The ROC:
ROC curves are popularly used as performance metric for classification tasks. If the images in your dataset has class labels, then you can employ supervised learning to train a classifier (SVM for example). The dataset is split into training and testing and predicted class score from the classifier for images in the test set are compared to ground truth labels. The ROC curve is acquired by applying a threshold value to the classifier predicted score and obtaining a (TP,FP) value for each threshold to generate the curve.
The features:
SIFT and SURF are detectors and image local-patch descriptors (you can also use these without the detector in what is now more successful approach called 'dense sampling' where the keypoints are uniformly sampled in the image).
There are several approaches, but the most popular and recommended for first use is the 'Bag-of-Words' (BoW) model based approach. The reason is that: each image has one label (ignoring multi-class and multi-label scenario for now) and several hundred keypoints and each keypoint has an associated high-dimensional feature vector. The feature for an image at this stage is a matrix and we would like a vector (a point in feature space for each image with its label). The BoW approach does just this job for us.
BoW approach:
All the feature vectors for every image in the training set are collated and clustered (ignoring labels and location data) to compute a 'dictionary', using unsupervised learning. The dictionary is a set of cluster centroids, most commonly computed using k-means clustering. The dictionary follows data compression scheme to succinctly represent the data distribution.

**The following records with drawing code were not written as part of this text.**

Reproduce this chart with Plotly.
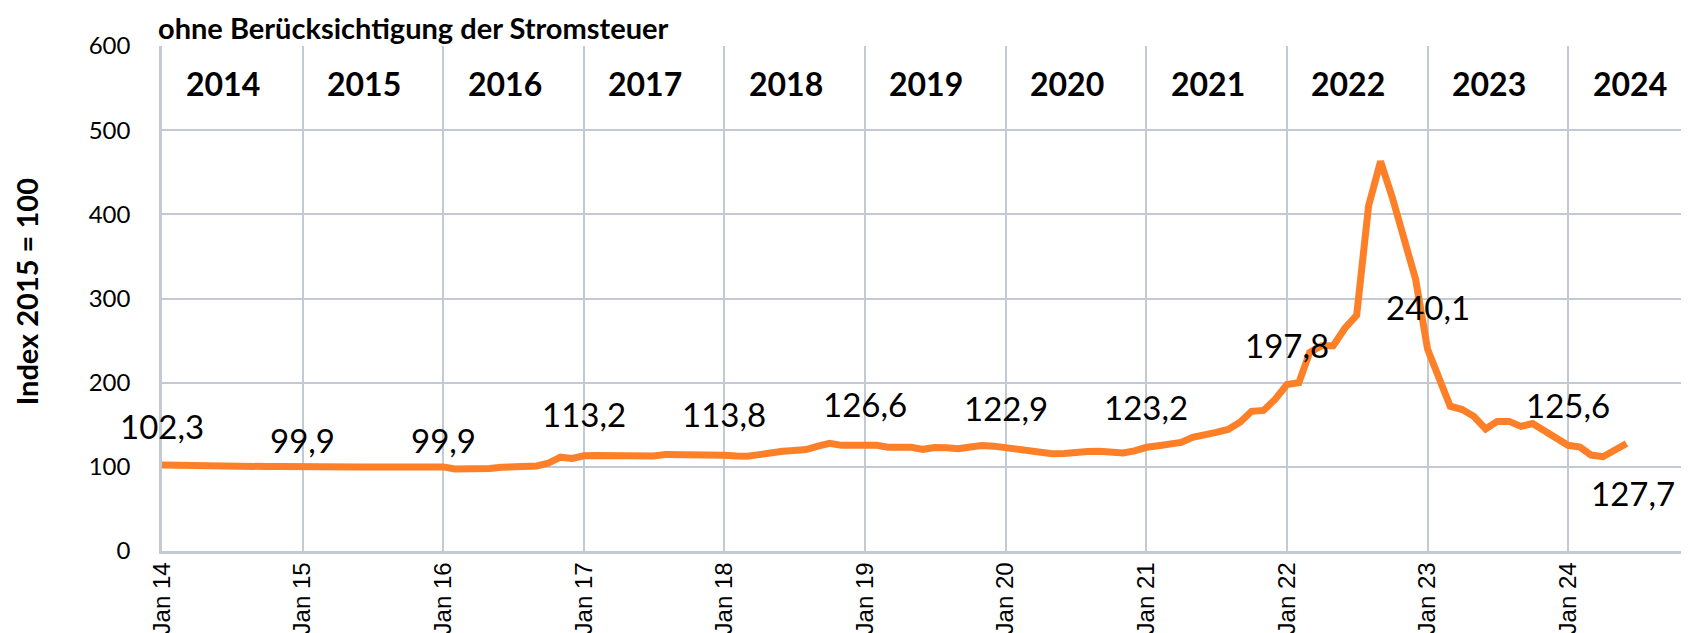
import plotly.graph_objects as go

# monthly index values (2015 = 100), Jan 2014 .. Jun 2024
years = list(range(2014, 2025))
idx_2014 = [102.3, 102.0, 101.4, 100.3, 100.0, 100.0, 100.0, 100.2, 100.2, 100.3, 100.4, 100.6]
idx_2015 = [99.9, 100.4, 100.5, 100.2, 100.0, 99.8, 99.7, 99.8, 99.6, 99.3, 101.2, 101.5]
idx_2016 = [99.9, 97.5, 97.0, 97.3, 98.0, 99.5, 100.5, 100.8, 101.0, 104.5, 111.5, 110.0]
idx_2017 = [113.2, 113.5, 113.0, 112.5, 112.5, 112.7, 112.8, 114.8, 115.0, 114.8, 113.6, 113.6]
idx_2018 = [113.8, 113.0, 112.7, 114.5, 117.0, 118.5, 119.5, 120.5, 124.5, 128.0, 125.5, 126.0]
idx_2019 = [126.6, 125.5, 123.4, 123.4, 123.2, 120.8, 123.0, 122.8, 121.5, 123.5, 125.2, 124.6]
idx_2020 = [122.9, 120.5, 118.0, 116.0, 115.5, 115.8, 118.0, 118.3, 118.5, 118.3, 116.5, 119.0]
idx_2021 = [123.2, 125.0, 127.0, 129.0, 135.0, 139.0, 141.0, 144.5, 153.0, 166.0, 167.0, 180.0]
idx_2022 = [197.8, 200.0, 236.0, 244.0, 244.0, 265.0, 280.0, 410.0, 463.0, 421.0, 370.5, 323.0]
idx_2023 = [240.1, 203.0, 172.0, 168.0, 160.0, 145.0, 154.0, 154.0, 148.0, 151.5, 143.5, 135.5]
idx_2024 = [125.6, 123.5, 114.0, 112.0, 119.5, 127.7]

values = (idx_2014 + idx_2015 + idx_2016 + idx_2017 + idx_2018 + idx_2019
          + idx_2020 + idx_2021 + idx_2022 + idx_2023 + idx_2024)
dates = [f"{2014 + i // 12}-{i % 12 + 1:02d}-01" for i in range(len(values))]

# points that carry a value label: every January plus the last month
label_idx = [i * 12 for i in range(len(years))] + [len(values) - 1]
# vertical offset of each label (px above the point, negative = below)
label_lift = [39, 27, 27, 42, 41, 40, 40, 40, 40, 42, 40, -49]

ORANGE = "#FD7F28"
GRID = "#C3CAD4"
CAL = "Lato, Carlito, Calibri, sans-serif"

fig = go.Figure()
fig.add_trace(go.Scatter(
    x=dates, y=values, mode="lines",
    line=dict(color=ORANGE, width=7),
    hoverinfo="skip",
))

def fmt(v):
    return f"{v:.1f}".replace(".", ",")

annotations = []
for i, lift in zip(label_idx, label_lift):
    last = i == len(values) - 1
    annotations.append(dict(
        x=dates[i], y=values[i], xref="x", yref="y",
        text=fmt(values[i]), showarrow=False,
        font=dict(family=CAL, size=33, color="#000"),
        xanchor="right" if last else "center", yanchor="middle",
        yshift=lift, xshift=50 if last else 0,
    ))

# year captions inside the top band
for y in years:
    annotations.append(dict(
        x=f"{y}-06-09", y=556, xref="x", yref="y",
        text=f"<b>{y}</b>", showarrow=False,
        font=dict(family=CAL, size=32, color="#000"),
        xanchor="center", yanchor="middle",
    ))

annotations.append(dict(
    x=-0.004, y=1.075, xref="paper", yref="paper",
    text="<b>ohne Berücksichtigung der Stromsteuer</b>", showarrow=False,
    font=dict(family=CAL, size=29, color="#000"),
    xanchor="left", yanchor="top",
))
annotations.append(dict(
    x=-0.088, y=0.514, xref="paper", yref="paper",
    text="<b>Index 2015 = 100</b>", showarrow=False, textangle=-90,
    font=dict(family=CAL, size=29, color="#000"),
    xanchor="center", yanchor="middle",
))

fig.update_layout(
    width=1689, height=633,
    margin=dict(l=154, r=0, t=38, b=90, autoexpand=False),
    paper_bgcolor="white", plot_bgcolor="white",
    showlegend=False,
    annotations=annotations,
)
fig.update_xaxes(
    type="date", range=["2014-01-01", "2024-12-01"],
    tickvals=[f"{y}-01-01" for y in years],
    ticktext=[f"Jan {str(y)[2:]}" for y in years],
    tickangle=-90,
    tickfont=dict(family="Liberation Sans, Arial", size=24, color="#000"),
    showgrid=True, gridcolor=GRID, gridwidth=2,
    showline=True, linecolor=GRID, linewidth=2.5,
    ticks="", ticklabelstandoff=-1, automargin=False,
    zeroline=False,
)
fig.update_yaxes(
    range=[0, 600], dtick=100,
    tickfont=dict(family=CAL, size=24, color="#000"),
    showgrid=True, gridcolor=GRID, gridwidth=2,
    showline=True, linecolor=GRID, linewidth=2.5,
    ticks="", ticklabelstandoff=24, automargin=False,
    zeroline=False,
)

fig.write_html("out.html")
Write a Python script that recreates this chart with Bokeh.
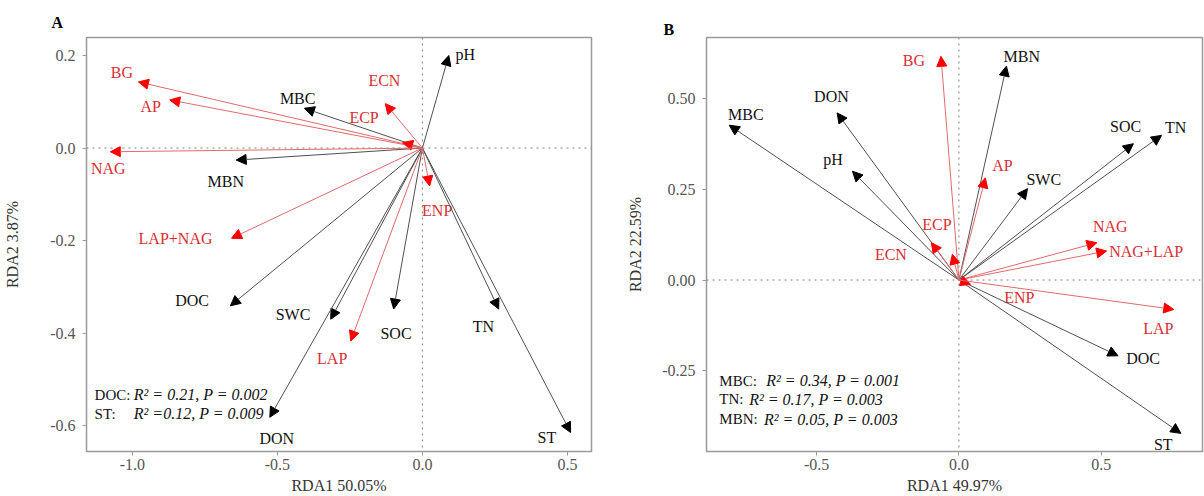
import math
from bokeh.plotting import figure
from bokeh.models import ColumnDataSource, Arrow, NormalHead, Span, FixedTicker, PrintfTickFormatter, Range1d
from bokeh.layouts import row
from bokeh.core.properties import value
from bokeh.embed import file_html
from bokeh.resources import INLINE

FONT = "Liberation Serif"
RED_TXT = "#DB2D33"
BLK_TXT = "#111111"

# ---------------- Panel A data ----------------
a_names = ["pH", "BG", "AP", "MBC", "ECN", "ECP", "NAG", "MBN", "ENP", "LAP+NAG",
           "DOC", "SWC", "LAP", "SOC", "TN", "DON", "ST"]
a_kind = ["env", "enz", "enz", "env", "enz", "enz", "enz", "env", "enz", "enz",
          "env", "env", "enz", "env", "env", "env", "env"]
a_rda1 = [0.091, -0.979, -0.871, -0.407, -0.128, -0.068, -1.076, -0.642, 0.025, -0.658,
          -0.662, -0.316, -0.247, -0.099, 0.263, -0.526, 0.511]
a_rda2 = [0.200, 0.143, 0.104, 0.086, 0.096, 0.012, -0.008, -0.026, -0.082, -0.195,
          -0.341, -0.370, -0.417, -0.348, -0.348, -0.582, -0.615]
a_lab_x = [0.148, -1.036, -0.937, -0.430, -0.131, -0.201, -1.083, -0.678, 0.051, -0.851,
           -0.794, -0.446, -0.311, -0.091, 0.210, -0.502, 0.429]
a_lab_y = [0.203, 0.163, 0.089, 0.107, 0.147, 0.066, -0.044, -0.073, -0.136, -0.195,
           -0.330, -0.360, -0.456, -0.401, -0.386, -0.627, -0.626]
a_note_keys = ["DOC:", "ST:"]
a_note_vals = ["R\u00b2 = 0.21, P = 0.002", "R\u00b2 =0.12, P = 0.009"]
a_note_kx = [-1.130, -1.130]
a_note_vx = [-0.995, -0.995]
a_note_y = [-0.533, -0.574]
a_xticks = [-1.0, -0.5, 0.0, 0.5]
a_yticks = [-0.6, -0.4, -0.2, 0.0, 0.2]
a_xlabel = "RDA1 50.05%"
a_ylabel = "RDA2 3.87%"

# ---------------- Panel B data ----------------
b_names = ["BG", "MBN", "DON", "MBC", "pH", "AP", "SWC", "SOC", "TN", "ECP", "ECN",
           "NAG", "NAG+LAP", "ENP", "LAP", "DOC", "ST"]
b_kind = ["enz", "env", "env", "env", "env", "enz", "env", "env", "env", "enz", "enz",
          "enz", "enz", "enz", "enz", "env", "env"]
b_rda1 = [-0.063, 0.167, -0.428, -0.807, -0.374, 0.093, 0.241, 0.613, 0.712, -0.097, -0.023,
          0.485, 0.519, 0.041, 0.755, 0.559, 0.780]
b_rda2 = [0.617, 0.590, 0.461, 0.427, 0.300, 0.282, 0.252, 0.376, 0.399, 0.103, 0.071,
          0.103, 0.080, -0.012, -0.081, -0.209, -0.423]
b_lab_x = [-0.158, 0.221, -0.448, -0.749, -0.442, 0.153, 0.298, 0.586, 0.762, -0.077, -0.239,
           0.532, 0.658, 0.212, 0.701, 0.647, 0.718]
b_lab_y = [0.605, 0.617, 0.507, 0.456, 0.332, 0.317, 0.277, 0.424, 0.421, 0.153, 0.071,
           0.149, 0.078, -0.047, -0.133, -0.216, -0.453]
b_note_keys = ["MBC:", "TN:", "MBN:"]
b_note_vals = ["R\u00b2 = 0.34, P = 0.001", "R\u00b2 = 0.17, P = 0.003", "R\u00b2 = 0.05, P = 0.003"]
b_note_kx = [-0.842, -0.842, -0.842]
b_note_vx = [-0.677, -0.737, -0.685]
b_note_y = [-0.278, -0.329, -0.384]
b_xticks = [-0.5, 0.0, 0.5]
b_yticks = [-0.25, 0.0, 0.25, 0.5]
b_xlabel = "RDA1 49.97%"
b_ylabel = "RDA2 22.59%"


def make_panel(names, kind, px, py, lx, ly, nk, nv, nkx, nvx, ny,
               xticks, yticks, xfmt, yfmt, xlabel, ylabel, letter,
               xr, yr, width, borders, ylab_standoff, title_offset, title_standoff):
    left, right, top, bottom = borders
    p = figure(width=width, height=496, output_backend="svg", toolbar_location=None,
               x_range=Range1d(*xr), y_range=Range1d(*yr),
               min_border_left=left, min_border_right=right,
               min_border_top=top, min_border_bottom=bottom)
    p.grid.visible = False
    p.outline_line_color = "#9a9a9a"
    p.outline_line_width = 1.5
    p.background_fill_color = "white"
    p.border_fill_color = "white"

    p.title.text = letter
    p.title.text_font = FONT
    p.title.text_font_size = "16px"
    p.title.text_font_style = "bold"
    p.title.text_color = "#000000"
    p.title.align = "left"
    p.title.offset = title_offset
    p.title.standoff = title_standoff

    for ax, ticks, fmt in ((p.xaxis, xticks, xfmt), (p.yaxis, yticks, yfmt)):
        ax.ticker = FixedTicker(ticks=ticks)
        ax.formatter = PrintfTickFormatter(format=fmt)
        ax.major_tick_out = 4
        ax.major_tick_in = 0
        ax.minor_tick_out = 0
        ax.minor_tick_in = 0
        ax.axis_line_color = "#9a9a9a"
        ax.major_tick_line_color = "#9a9a9a"
        ax.major_label_text_font = FONT
        ax.major_label_text_font_size = "16px"
        ax.major_label_text_color = "#555555"
        ax.axis_label_text_font = FONT
        ax.axis_label_text_font_size = "16px"
        ax.axis_label_text_font_style = "normal"
        ax.axis_label_text_color = "#333333"
    p.xaxis.axis_label = xlabel
    p.yaxis.axis_label = ylabel
    p.xaxis.major_label_standoff = 3
    p.xaxis.axis_label_standoff = 4
    p.yaxis.major_label_standoff = 7
    p.yaxis.axis_label_standoff = ylab_standoff

    # zero reference lines
    for dim in ("width", "height"):
        p.add_layout(Span(location=0, dimension=dim, line_color="#808080",
                          line_width=1, line_dash="2 4"))

    # arrows
    for k, lc, hc in (("env", "#505050", "#000000"), ("enz", "#E26A6A", "#FF0000")):
        idx = [i for i, t in enumerate(kind) if t == k]
        src = ColumnDataSource(dict(x0=[0.0] * len(idx), y0=[0.0] * len(idx),
                                    x1=[px[i] for i in idx], y1=[py[i] for i in idx]))
        p.add_layout(Arrow(end=NormalHead(size=10, fill_color=hc, line_color=hc, line_width=1),
                           x_start="x0", y_start="y0", x_end="x1", y_end="y1",
                           source=src, line_color=lc, line_width=1))

    # arrow labels
    cols = [BLK_TXT if k == "env" else RED_TXT for k in kind]
    lsrc = ColumnDataSource(dict(x=lx, y=ly, t=names, c=cols))
    p.text(x="x", y="y", text="t", text_color="c", source=lsrc,
           text_font=value(FONT), text_font_size="16px",
           text_align="center", text_baseline="middle")

    # R2 notes
    p.text(x=nkx, y=ny, text=nk, text_color=BLK_TXT, text_font=value(FONT),
           text_font_size="15px", text_align="left", text_baseline="middle")
    p.text(x=nvx, y=ny, text=nv, text_color=BLK_TXT, text_font=value(FONT),
           text_font_size="16px", text_font_style="italic",
           text_align="left", text_baseline="middle")
    return p


pA = make_panel(a_names, a_kind, a_rda1, a_rda2, a_lab_x, a_lab_y,
                a_note_keys, a_note_vals, a_note_kx, a_note_vx, a_note_y,
                a_xticks, a_yticks, "%.1f", "%.1f", a_xlabel, a_ylabel, "A",
                (-1.158, 0.583), (-0.656, 0.239), 600, (86, 9, 37, 45),
                26, -35, 14)

pB = make_panel(b_names, b_kind, b_rda1, b_rda2, b_lab_x, b_lab_y,
                b_note_keys, b_note_vals, b_note_kx, b_note_vx, b_note_y,
                b_xticks, b_yticks, "%.1f", "%.2f", b_xlabel, b_ylabel, "B",
                (-0.887, 0.856), (-0.473, 0.669), 604, (106, 2, 36, 45),
                15, -43, 0)

layout = row(pA, pB)
open("out.html", "w").write(file_html(layout, INLINE))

Subsequently, each image is 'encoded' using its keypoints and the computed dictionary. Using vector quantization VQ, each keypoint is associated with a dictionary element to compute a occurrence histogram of keypoint associations. The consequence is that each image now has a feature vector which is the normalized occurrence histogram of keypoints assigned to dictionary elements. The dimensionality of this encoded feature vector is the size of the dictionary.
This normalized histogram for each image along with the label is used to training a classifier and then acquire classification results measured in terms of ROC curve. The sequence is:
[Images] -> (SIFT/SURF) -> [SIFT/SURF feature matrix] -> (collate and cluster) -> [dictionary] -> (BoW histogram by VQ encoding) -> [feature vector, label] -> Classifier training (training data) -> Classifier testing (validation/test data) -> ROC curve.
Suggestions:
Besides ROC, there are other performance measures available like accuracy, mean average precision, F1 score, etc. Your choice depends on the imageset, label ratio balance, objective of the classifier, etc.
There is plenty of code available online for baseline Bag-of-words model for images. One sample in Matlab using the Caltech101 dataset is at:
http://www.vlfeat.org/applications/apps.html#apps.caltech-101
The performance of SIFT and SURF is also provided in the original paper on SURF, so you can compare your results if you choose to work with the same dataset.